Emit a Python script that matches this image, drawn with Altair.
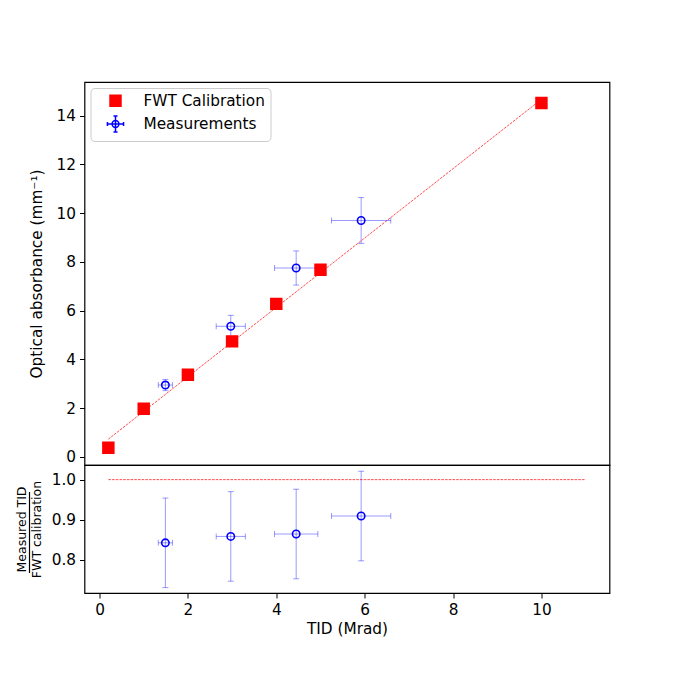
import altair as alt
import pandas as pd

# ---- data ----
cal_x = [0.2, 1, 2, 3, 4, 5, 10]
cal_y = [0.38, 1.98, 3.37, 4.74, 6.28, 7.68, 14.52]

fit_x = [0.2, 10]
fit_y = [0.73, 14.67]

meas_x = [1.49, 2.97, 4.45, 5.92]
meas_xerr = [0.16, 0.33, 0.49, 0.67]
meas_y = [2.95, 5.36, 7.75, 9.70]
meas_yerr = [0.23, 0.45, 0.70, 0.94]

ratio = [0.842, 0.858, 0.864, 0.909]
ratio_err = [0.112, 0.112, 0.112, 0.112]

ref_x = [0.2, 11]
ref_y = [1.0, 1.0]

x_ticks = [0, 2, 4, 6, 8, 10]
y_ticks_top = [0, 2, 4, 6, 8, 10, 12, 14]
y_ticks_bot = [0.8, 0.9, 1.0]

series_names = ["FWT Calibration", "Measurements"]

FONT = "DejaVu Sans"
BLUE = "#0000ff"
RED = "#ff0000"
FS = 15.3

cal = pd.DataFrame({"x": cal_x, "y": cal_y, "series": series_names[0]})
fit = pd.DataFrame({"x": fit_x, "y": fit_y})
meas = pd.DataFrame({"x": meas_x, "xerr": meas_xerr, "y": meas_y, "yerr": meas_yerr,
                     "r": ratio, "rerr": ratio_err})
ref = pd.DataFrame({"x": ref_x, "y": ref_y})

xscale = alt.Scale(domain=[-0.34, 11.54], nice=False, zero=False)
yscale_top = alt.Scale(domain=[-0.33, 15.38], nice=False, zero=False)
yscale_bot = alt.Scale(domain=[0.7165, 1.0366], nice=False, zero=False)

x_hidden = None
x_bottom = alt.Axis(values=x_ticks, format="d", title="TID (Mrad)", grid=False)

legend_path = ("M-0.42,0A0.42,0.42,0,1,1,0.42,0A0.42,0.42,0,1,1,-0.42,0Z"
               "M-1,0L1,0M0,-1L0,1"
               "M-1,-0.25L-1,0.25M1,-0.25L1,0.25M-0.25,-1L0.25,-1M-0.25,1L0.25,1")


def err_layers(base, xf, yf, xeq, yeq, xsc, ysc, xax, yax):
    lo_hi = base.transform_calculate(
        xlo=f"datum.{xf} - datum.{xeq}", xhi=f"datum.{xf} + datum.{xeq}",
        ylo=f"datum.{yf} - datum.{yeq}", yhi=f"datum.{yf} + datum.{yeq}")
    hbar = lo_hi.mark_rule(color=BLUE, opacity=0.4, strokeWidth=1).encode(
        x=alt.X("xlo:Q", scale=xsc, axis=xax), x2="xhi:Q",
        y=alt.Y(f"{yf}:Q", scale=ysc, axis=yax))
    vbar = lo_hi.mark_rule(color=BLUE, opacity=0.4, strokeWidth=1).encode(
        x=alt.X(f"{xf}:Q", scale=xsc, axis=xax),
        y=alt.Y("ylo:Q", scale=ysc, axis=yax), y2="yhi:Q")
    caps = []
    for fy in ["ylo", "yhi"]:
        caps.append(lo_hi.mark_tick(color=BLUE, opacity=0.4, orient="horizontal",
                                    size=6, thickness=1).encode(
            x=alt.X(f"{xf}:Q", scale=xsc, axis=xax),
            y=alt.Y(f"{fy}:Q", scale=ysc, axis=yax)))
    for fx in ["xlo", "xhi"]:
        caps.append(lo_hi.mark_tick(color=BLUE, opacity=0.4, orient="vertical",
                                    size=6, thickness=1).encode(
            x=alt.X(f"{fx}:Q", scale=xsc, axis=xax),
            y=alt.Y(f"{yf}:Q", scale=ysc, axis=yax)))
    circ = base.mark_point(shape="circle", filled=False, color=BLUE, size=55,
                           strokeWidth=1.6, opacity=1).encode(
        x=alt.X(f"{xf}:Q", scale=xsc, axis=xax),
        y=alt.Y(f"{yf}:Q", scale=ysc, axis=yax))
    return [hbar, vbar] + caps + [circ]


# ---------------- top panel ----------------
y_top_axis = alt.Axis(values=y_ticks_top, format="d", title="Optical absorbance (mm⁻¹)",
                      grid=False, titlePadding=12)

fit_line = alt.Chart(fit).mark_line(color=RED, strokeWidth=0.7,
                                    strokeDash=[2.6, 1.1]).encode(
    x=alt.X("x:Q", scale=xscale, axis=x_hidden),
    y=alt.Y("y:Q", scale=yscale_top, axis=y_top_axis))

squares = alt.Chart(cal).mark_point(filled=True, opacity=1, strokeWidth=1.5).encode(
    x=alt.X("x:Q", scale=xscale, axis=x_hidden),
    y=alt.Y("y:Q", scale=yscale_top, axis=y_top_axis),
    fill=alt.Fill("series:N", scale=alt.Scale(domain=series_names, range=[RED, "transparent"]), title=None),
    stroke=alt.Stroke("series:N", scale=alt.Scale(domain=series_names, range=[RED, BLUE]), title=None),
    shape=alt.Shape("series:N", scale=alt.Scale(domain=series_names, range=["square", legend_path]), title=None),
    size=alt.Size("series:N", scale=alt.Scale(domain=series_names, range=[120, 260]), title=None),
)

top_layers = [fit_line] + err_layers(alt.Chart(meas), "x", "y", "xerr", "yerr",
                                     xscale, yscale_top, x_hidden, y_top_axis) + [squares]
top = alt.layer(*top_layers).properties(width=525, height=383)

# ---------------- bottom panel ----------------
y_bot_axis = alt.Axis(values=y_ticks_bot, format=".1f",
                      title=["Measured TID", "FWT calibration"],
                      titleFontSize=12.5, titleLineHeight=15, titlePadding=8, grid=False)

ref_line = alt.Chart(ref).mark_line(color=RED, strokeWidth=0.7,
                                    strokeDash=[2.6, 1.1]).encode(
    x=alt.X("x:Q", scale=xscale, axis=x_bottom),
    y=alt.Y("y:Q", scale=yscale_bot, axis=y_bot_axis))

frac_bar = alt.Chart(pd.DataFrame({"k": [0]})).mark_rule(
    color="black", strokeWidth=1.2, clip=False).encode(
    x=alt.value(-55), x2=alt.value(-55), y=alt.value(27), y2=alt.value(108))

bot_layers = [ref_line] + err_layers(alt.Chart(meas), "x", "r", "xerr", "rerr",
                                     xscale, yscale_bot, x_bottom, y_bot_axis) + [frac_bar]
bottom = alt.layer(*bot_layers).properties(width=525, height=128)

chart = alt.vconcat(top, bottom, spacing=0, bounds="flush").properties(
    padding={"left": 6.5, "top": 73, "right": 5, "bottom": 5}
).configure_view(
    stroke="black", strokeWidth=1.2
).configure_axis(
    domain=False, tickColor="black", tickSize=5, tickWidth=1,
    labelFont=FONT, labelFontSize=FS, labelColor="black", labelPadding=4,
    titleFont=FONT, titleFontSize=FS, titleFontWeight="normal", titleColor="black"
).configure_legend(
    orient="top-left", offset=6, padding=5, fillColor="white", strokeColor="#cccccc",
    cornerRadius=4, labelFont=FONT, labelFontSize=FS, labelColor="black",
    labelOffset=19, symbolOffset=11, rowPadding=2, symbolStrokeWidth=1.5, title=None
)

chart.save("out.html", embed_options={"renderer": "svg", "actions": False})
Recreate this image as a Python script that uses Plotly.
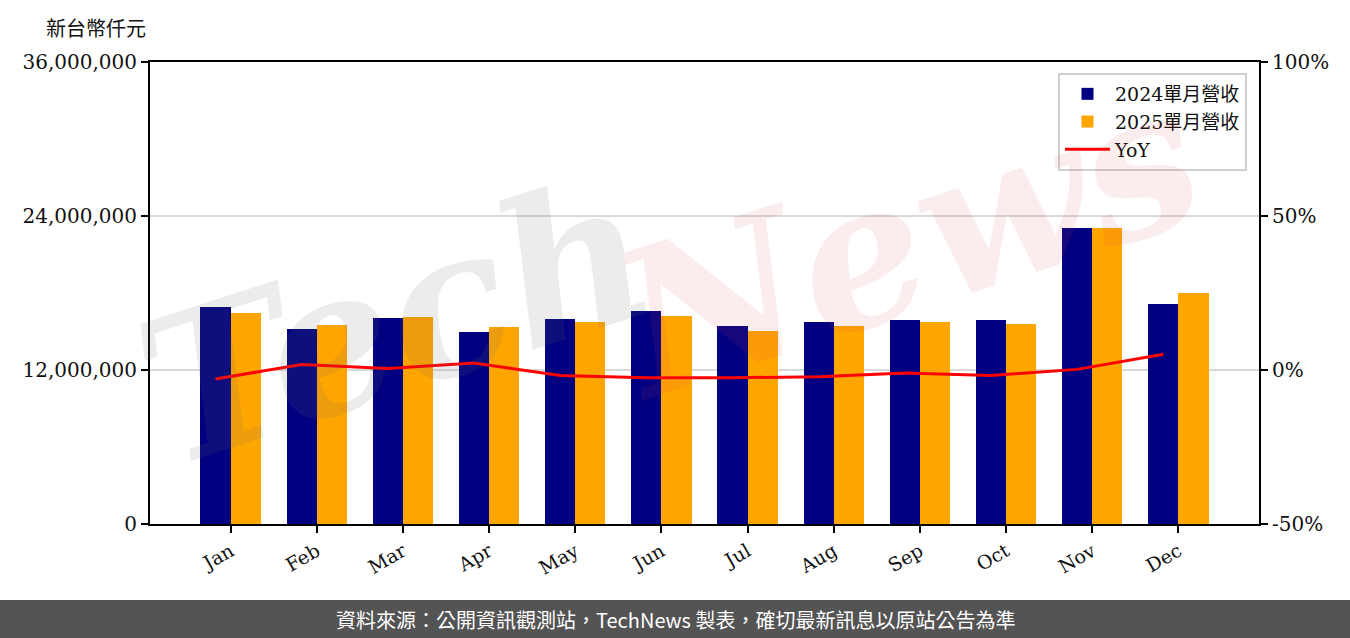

▶ JOB: Pictures are to be left out; all else in the entries above is to be quoted exactly.

▶ REPLY TO THE TASK:
Emit a Python script that matches this image, drawn with Altair.
import altair as alt
import pandas as pd

# ---- data ----
cal_x = [0.2, 1, 2, 3, 4, 5, 10]
cal_y = [0.38, 1.98, 3.37, 4.74, 6.28, 7.68, 14.52]

fit_x = [0.2, 10]
fit_y = [0.73, 14.67]

meas_x = [1.49, 2.97, 4.45, 5.92]
meas_xerr = [0.16, 0.33, 0.49, 0.67]
meas_y = [2.95, 5.36, 7.75, 9.70]
meas_yerr = [0.23, 0.45, 0.70, 0.94]

ratio = [0.842, 0.858, 0.864, 0.909]
ratio_err = [0.112, 0.112, 0.112, 0.112]

ref_x = [0.2, 11]
ref_y = [1.0, 1.0]

x_ticks = [0, 2, 4, 6, 8, 10]
y_ticks_top = [0, 2, 4, 6, 8, 10, 12, 14]
y_ticks_bot = [0.8, 0.9, 1.0]

series_names = ["FWT Calibration", "Measurements"]

FONT = "DejaVu Sans"
BLUE = "#0000ff"
RED = "#ff0000"
FS = 15.3

cal = pd.DataFrame({"x": cal_x, "y": cal_y, "series": series_names[0]})
fit = pd.DataFrame({"x": fit_x, "y": fit_y})
meas = pd.DataFrame({"x": meas_x, "xerr": meas_xerr, "y": meas_y, "yerr": meas_yerr,
                     "r": ratio, "rerr": ratio_err})
ref = pd.DataFrame({"x": ref_x, "y": ref_y})

xscale = alt.Scale(domain=[-0.34, 11.54], nice=False, zero=False)
yscale_top = alt.Scale(domain=[-0.33, 15.38], nice=False, zero=False)
yscale_bot = alt.Scale(domain=[0.7165, 1.0366], nice=False, zero=False)

x_hidden = None
x_bottom = alt.Axis(values=x_ticks, format="d", title="TID (Mrad)", grid=False)

legend_path = ("M-0.42,0A0.42,0.42,0,1,1,0.42,0A0.42,0.42,0,1,1,-0.42,0Z"
               "M-1,0L1,0M0,-1L0,1"
               "M-1,-0.25L-1,0.25M1,-0.25L1,0.25M-0.25,-1L0.25,-1M-0.25,1L0.25,1")


def err_layers(base, xf, yf, xeq, yeq, xsc, ysc, xax, yax):
    lo_hi = base.transform_calculate(
        xlo=f"datum.{xf} - datum.{xeq}", xhi=f"datum.{xf} + datum.{xeq}",
        ylo=f"datum.{yf} - datum.{yeq}", yhi=f"datum.{yf} + datum.{yeq}")
    hbar = lo_hi.mark_rule(color=BLUE, opacity=0.4, strokeWidth=1).encode(
        x=alt.X("xlo:Q", scale=xsc, axis=xax), x2="xhi:Q",
        y=alt.Y(f"{yf}:Q", scale=ysc, axis=yax))
    vbar = lo_hi.mark_rule(color=BLUE, opacity=0.4, strokeWidth=1).encode(
        x=alt.X(f"{xf}:Q", scale=xsc, axis=xax),
        y=alt.Y("ylo:Q", scale=ysc, axis=yax), y2="yhi:Q")
    caps = []
    for fy in ["ylo", "yhi"]:
        caps.append(lo_hi.mark_tick(color=BLUE, opacity=0.4, orient="horizontal",
                                    size=6, thickness=1).encode(
            x=alt.X(f"{xf}:Q", scale=xsc, axis=xax),
            y=alt.Y(f"{fy}:Q", scale=ysc, axis=yax)))
    for fx in ["xlo", "xhi"]:
        caps.append(lo_hi.mark_tick(color=BLUE, opacity=0.4, orient="vertical",
                                    size=6, thickness=1).encode(
            x=alt.X(f"{fx}:Q", scale=xsc, axis=xax),
            y=alt.Y(f"{yf}:Q", scale=ysc, axis=yax)))
    circ = base.mark_point(shape="circle", filled=False, color=BLUE, size=55,
                           strokeWidth=1.6, opacity=1).encode(
        x=alt.X(f"{xf}:Q", scale=xsc, axis=xax),
        y=alt.Y(f"{yf}:Q", scale=ysc, axis=yax))
    return [hbar, vbar] + caps + [circ]


# ---------------- top panel ----------------
y_top_axis = alt.Axis(values=y_ticks_top, format="d", title="Optical absorbance (mm⁻¹)",
                      grid=False, titlePadding=12)

fit_line = alt.Chart(fit).mark_line(color=RED, strokeWidth=0.7,
                                    strokeDash=[2.6, 1.1]).encode(
    x=alt.X("x:Q", scale=xscale, axis=x_hidden),
    y=alt.Y("y:Q", scale=yscale_top, axis=y_top_axis))

squares = alt.Chart(cal).mark_point(filled=True, opacity=1, strokeWidth=1.5).encode(
    x=alt.X("x:Q", scale=xscale, axis=x_hidden),
    y=alt.Y("y:Q", scale=yscale_top, axis=y_top_axis),
    fill=alt.Fill("series:N", scale=alt.Scale(domain=series_names, range=[RED, "transparent"]), title=None),
    stroke=alt.Stroke("series:N", scale=alt.Scale(domain=series_names, range=[RED, BLUE]), title=None),
    shape=alt.Shape("series:N", scale=alt.Scale(domain=series_names, range=["square", legend_path]), title=None),
    size=alt.Size("series:N", scale=alt.Scale(domain=series_names, range=[120, 260]), title=None),
)

top_layers = [fit_line] + err_layers(alt.Chart(meas), "x", "y", "xerr", "yerr",
                                     xscale, yscale_top, x_hidden, y_top_axis) + [squares]
top = alt.layer(*top_layers).properties(width=525, height=383)

# ---------------- bottom panel ----------------
y_bot_axis = alt.Axis(values=y_ticks_bot, format=".1f",
                      title=["Measured TID", "FWT calibration"],
                      titleFontSize=12.5, titleLineHeight=15, titlePadding=8, grid=False)

ref_line = alt.Chart(ref).mark_line(color=RED, strokeWidth=0.7,
                                    strokeDash=[2.6, 1.1]).encode(
    x=alt.X("x:Q", scale=xscale, axis=x_bottom),
    y=alt.Y("y:Q", scale=yscale_bot, axis=y_bot_axis))

frac_bar = alt.Chart(pd.DataFrame({"k": [0]})).mark_rule(
    color="black", strokeWidth=1.2, clip=False).encode(
    x=alt.value(-55), x2=alt.value(-55), y=alt.value(27), y2=alt.value(108))

bot_layers = [ref_line] + err_layers(alt.Chart(meas), "x", "r", "xerr", "rerr",
                                     xscale, yscale_bot, x_bottom, y_bot_axis) + [frac_bar]
bottom = alt.layer(*bot_layers).properties(width=525, height=128)

chart = alt.vconcat(top, bottom, spacing=0, bounds="flush").properties(
    padding={"left": 6.5, "top": 73, "right": 5, "bottom": 5}
).configure_view(
    stroke="black", strokeWidth=1.2
).configure_axis(
    domain=False, tickColor="black", tickSize=5, tickWidth=1,
    labelFont=FONT, labelFontSize=FS, labelColor="black", labelPadding=4,
    titleFont=FONT, titleFontSize=FS, titleFontWeight="normal", titleColor="black"
).configure_legend(
    orient="top-left", offset=6, padding=5, fillColor="white", strokeColor="#cccccc",
    cornerRadius=4, labelFont=FONT, labelFontSize=FS, labelColor="black",
    labelOffset=19, symbolOffset=11, rowPadding=2, symbolStrokeWidth=1.5, title=None
)

chart.save("out.html", embed_options={"renderer": "svg", "actions": False})
Recreate this image as a Python script that uses Plotly.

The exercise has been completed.